Raja of Panna
- Reign: c. 1798 – c. 1834
- Predecessor: Dhokal Singh
- Successor: Harbans Rai
- Died: c. 1834

Names
- Kishor Singh Ju Deo
- House: Panna
- Dynasty: Bundela

= Kishor Singh =

Raja of Panna (1798–1834)

Kishor Singh was the Raja of Panna from 1798 until his death in 1834.
== Biography ==
Following the death of Dhokal Singh in 1798, he succeeded him on the throne of Panna. However, his rule was nominal, as he was actually in exile. It was not until the arrival of the British in Bundelkhand that they reinstated him and confirmed his possessions by granting him sanads in 1807 and 1811. The sanad of 1807 was granted to him when, through his minister, Rajdhar Gaj Singh, he acknowledged British supremacy on 4 February 1807. By this sanad, he was confirmed in possession of 802 villages and three parganas. However, many of these villages were occupied by others who were unwilling to relinquish them. With the aid of the British Government, he not only recovered those villages but also many others not listed in the sanad. As a result, the British government issued a new sanad confirming his perpetual possession of a total of 1,363 villages.

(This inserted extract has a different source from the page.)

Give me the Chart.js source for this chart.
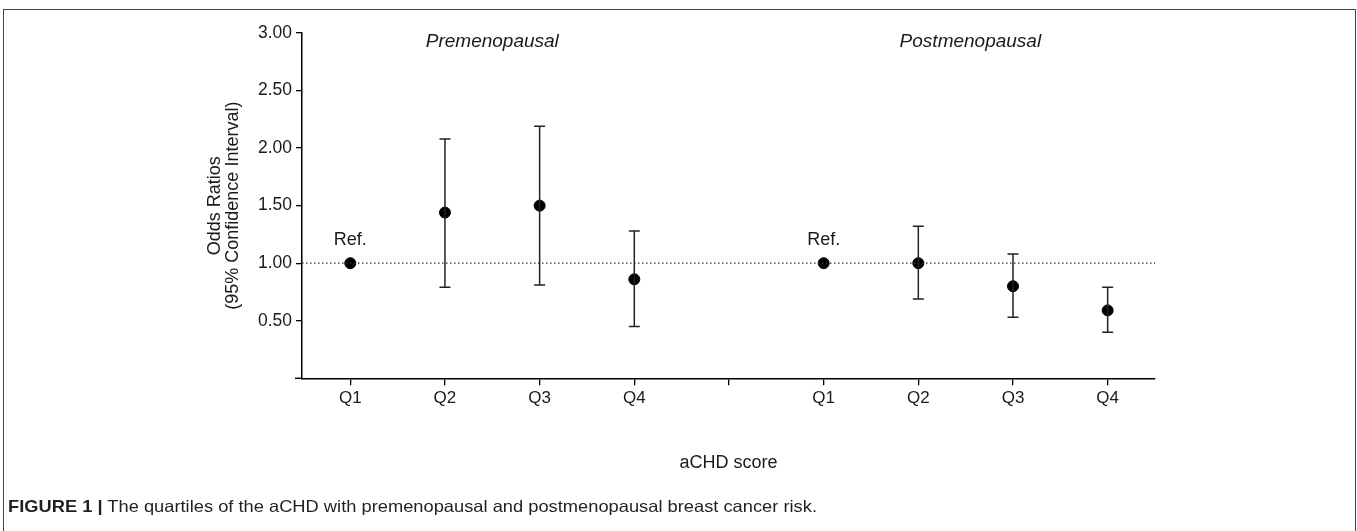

Throughout his reign, the British continued interfering in the affairs of his state on account of his oppressive government. In 1823, he entrusted the management of his dominions to Kunwar Pratap Singh of Chhatarpur for four years. However, before the four years had passed, and as his conduct remained the same, the British Government intervened, deposed him, and expelled him from Panna. His son, Harbans Rai, was then appointed as regent to administer state affairs.

He died in 1834 and was succeeded by Harbans Rai. On the occasion of his death, two of his wives committed sati.